Full US Senate to begin debate over Supreme Court nominee Barrett

Three days of Senate floor debate begins as conservative jurist Amy Coney Barrett is poised to be confirmed to the US Supreme Court by the full Senate.

Republican Senator Lindsey Graham forced the nomination of Judge Amy Coney Barrett through the committee despite a boycott by Democrats [Caroline Brehman/Pool via AP]

The full US Senate will begin debating whether to add Judge Amy Coney Barrett to the United States Supreme Court on Friday, ahead of a vote scheduled Monday that is expected to fall along party lines, with the Republican members having the majority to confirm her.

Republicans in the United States Senate jammed the nomination of  Barrett through a key committee Thursday, setting the stage for her confirmation to the Supreme Court on October 26.

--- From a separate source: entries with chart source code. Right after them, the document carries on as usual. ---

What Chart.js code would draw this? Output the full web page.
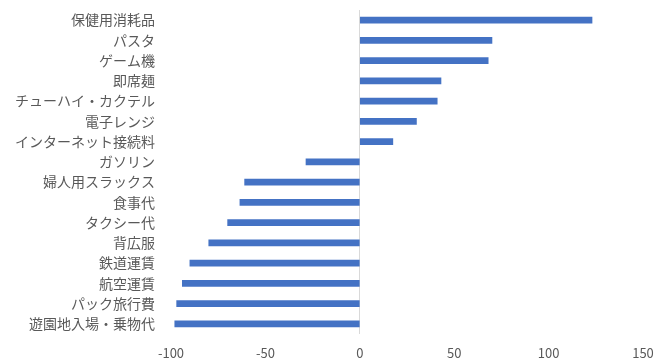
<!DOCTYPE html>
<html>
<head>
<meta charset="utf-8">
<script src="https://cdn.jsdelivr.net/npm/chart.js@4"></script>
<style>
  html, body { margin: 0; padding: 0; background: #fff; }
  #wrap { position: relative; width: 656px; height: 362px; }
</style>
</head>
<body>
<div id="wrap"><canvas id="chart"></canvas></div>
<script>
// 品目ごとの変化（上から順）
const items = [
  '保健用消耗品', 'パスタ', 'ゲーム機', '即席麺', 'チューハイ・カクテル',
  '電子レンジ', 'インターネット接続料', 'ガソリン', '婦人用スラックス', '食事代',
  'タクシー代', '背広服', '鉄道運賃', '航空運賃', 'パック旅行費', '遊園地入場・乗物代'
];
const changes = [123, 70, 68, 43, 41, 30, 17.5, -28.5, -61, -63.5, -70, -80, -90, -94, -97, -98];
const axisTicks = [-100, -50, 0, 50, 100, 150];

const labelFont = "'Noto Sans CJK JP', 'Noto Sans', sans-serif";

new Chart(document.getElementById('chart'), {
  type: 'bar',
  data: {
    labels: items,
    datasets: [{
      data: changes,
      backgroundColor: '#4472C4',
      barThickness: 6,
      borderWidth: 0
    }]
  },
  options: {
    indexAxis: 'y',
    responsive: true,
    maintainAspectRatio: false,
    animation: false,
    layout: { padding: { top: 10, right: 13, left: 0, bottom: 0 } },
    plugins: {
      legend: { display: false },
      tooltip: { enabled: false }
    },
    scales: {
      x: {
        min: axisTicks[0],
        max: axisTicks[axisTicks.length - 1],
        afterBuildTicks: (scale) => { scale.ticks = axisTicks.map(v => ({ value: v })); },
        border: { display: false },
        grid: {
          drawTicks: false,
          // only the zero line is drawn, like a vertical axis
          color: (c) => (c.tick && c.tick.value === 0) ? '#d9d9d9' : 'rgba(0,0,0,0)',
          lineWidth: 1
        },
        ticks: {
          padding: 11,
          color: '#595959',
          font: { family: labelFont, size: 13 }
        },
        afterFit: (scale) => {
          scale.height = 28;
          scale.paddingLeft = 0;
          scale.paddingRight = 0;
        }
      },
      y: {
        border: { display: false },
        grid: { display: false, drawTicks: false },
        ticks: {
          padding: 16,
          color: '#595959',
          autoSkip: false,
          font: { family: labelFont, size: 14 }
        },
        afterFit: (scale) => {
          scale.width = 171;
          scale.paddingTop = 0;
          scale.paddingBottom = 0;
        }
      }
    }
  }
});
</script>
</body>
</html>
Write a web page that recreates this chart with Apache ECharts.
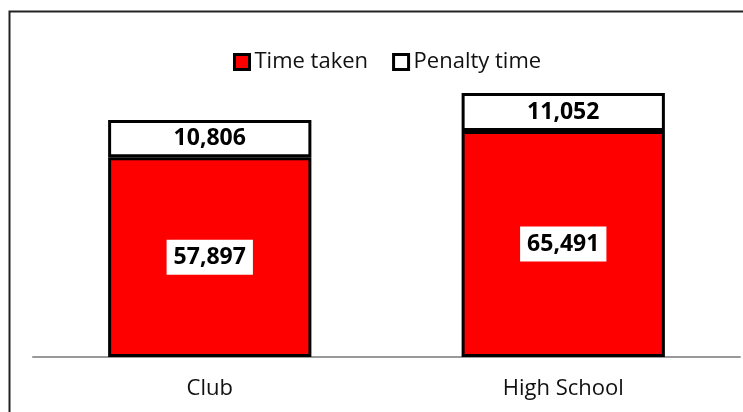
<!DOCTYPE html>
<html><head><meta charset="utf-8">
<script src="https://cdn.jsdelivr.net/npm/echarts@6/dist/echarts.min.js"></script>
<style>html,body{margin:0;padding:0;background:#fff}#c{width:743px;height:412px}</style>
</head><body><div id="c"></div>
<script>
const categories = ['Club', 'High School'];
const timeTaken = [57897, 65491];
const penaltyTime = [10806, 11052];
const seriesNames = ['Time taken', 'Penalty time'];

const chart = echarts.init(document.getElementById('c'), null, {renderer: 'canvas'});
const fmt = p => p.value.toLocaleString('en-US');
const font = '"Open Sans", "Noto Sans", sans-serif';
chart.setOption({
  animation: false,
  backgroundColor: '#fff',
  graphic: [{
    type: 'polyline', silent: true,
    shape: {points: [[9.5, 420], [9.5, 11.5], [760, 11.5]]},
    style: {stroke: '#222', lineWidth: 2, fill: null}
  }],
  legend: {
    top: 46, left: 228,
    itemWidth: 15, itemHeight: 15, itemGap: 24,
    textStyle: {fontSize: 22, color: '#111', fontFamily: font},
    data: [
      {name: seriesNames[0], icon: 'rect', itemStyle: {color: '#ff0000', borderColor: '#000', borderWidth: 3}},
      {name: seriesNames[1], icon: 'rect', itemStyle: {color: '#fff', borderColor: '#000', borderWidth: 3}}
    ]
  },
  grid: {left: 33, right: 3, top: 81, bottom: 55},
  xAxis: {
    type: 'category', data: categories,
    axisLine: {lineStyle: {color: '#999', width: 2}},
    axisTick: {show: false},
    axisLabel: {fontSize: 22, color: '#111', margin: 21, fontFamily: font}
  },
  yAxis: {type: 'value', min: 0, max: 80000, show: false, splitLine: {show: false}},
  series: [
    {
      name: seriesNames[0], type: 'bar', stack: 's', barWidth: '57.5%',
      data: timeTaken,
      itemStyle: {color: '#ff0000', borderColor: '#000', borderWidth: 3},
      label: {show: true, position: 'inside', formatter: fmt, fontSize: 23, fontWeight: 'bold',
        color: '#000', backgroundColor: '#fff', padding: [7, 7, 5, 7], fontFamily: font}
    },
    {
      name: seriesNames[1], type: 'bar', stack: 's',
      data: penaltyTime,
      itemStyle: {color: '#fff', borderColor: '#000', borderWidth: 3},
      label: {show: true, position: 'inside', formatter: fmt, fontSize: 23, fontWeight: 'bold',
        color: '#000', fontFamily: font}
    }
  ]
});
</script></body></html>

In a meeting boycotted by Democrats, the Senate Judiciary Committee voted 12 “yeas” – with 10 members marked “not present” – to recommend Barrett’s confirmation favourably to the full Senate.

“It’s moments like this, that make everything you go through matter,” said Senator Lindsey Graham, the Republican chairman of the Judiciary Committee.

“It’s moments like this when you can tell young conservative women, there’s a place at the table for you,” said Graham, who is contending with a tough re-election battle in South Carolina.

“This is a groundbreaking, historic moment for the American legal community,” Graham said.

Democrats in the Senate fear seating Judge Barrett on the Supreme Court will result in decisions to block access to healthcare and reproductive rights [J Scott Applewhite/AP Photo]

Barrett is a conservative legal scholar who was named to a US appeals court seat by President Donald Trump in 2017 and was favoured by Republicans to fill the next available US Supreme Court seat.

After the liberal icon Justice Ruth Bader Ginsburg died of cancer last month, Barrett was named by Trump to be her replacement, sparking howls from Democrats who argued Ginsburg’s seat should not be filled so close to a national election.

In 2016, the last year of Barack Obama’s presidency, Republicans in the Senate had blocked his nominee, US Appeals Judge Merrick Garland, from filling the seat of the late Justice Antonin Scalia, a conservative.

At the time, Republicans argued that whoever won the 2016 election should name the next Supreme Court justice.

“We are boycotting this illegitimate hearing,” Senate Democratic leader Chuck Schumer said at a news conference at the US Capitol.

“The Senate Republican majority is conducting the most rushed, most partisan, and least legitimate confirmation in the history of our county,” Schumer said.

“Democrats will not lend a single ounce of legitimacy to this sham vote,” he said, calling the Republican process a “mad rush to jam through a Supreme Court nomination just days before an election”.

Activists opposed to the confirmation of Barrett, dressed as characters from The Handmaid’s Tale, protest at the Supreme Court as the Republicans advanced Barrett’s nomination through committee [Jose Luis Magana/AP Photo]

Democrats are in the minority in the US Senate, which is controlled by Republicans by a 53-47 majority. But that could flip after the November 3 election.

Democrats fear seating Barrett on the nine-member Supreme Court would create a 6-3 conservative majority that would undo the Affordable Care Act (ACA), a 2010 law known as “Obamacare” that set up exchanges allowing Americans to buy health insurance.

President Trump and Republicans tried and failed to eliminate the ACA through Congress and have joined lawsuits in federal court challenging its constitutionality. The Supreme Court will hear arguments on those cases on November 10.

The empty chairs of Democratic members of the Judiciary Committee on Thursday were filled with large photos of constituents who would lose access to medicines and care if the ACA is overturned.

Longer-term, Barrett is seen likely to rule in favour of state legislatures’ attempts to curtail women’s access to reproductive care including the right to an abortion enshrined in the 1973 Roe v Wade Supreme Court ruling.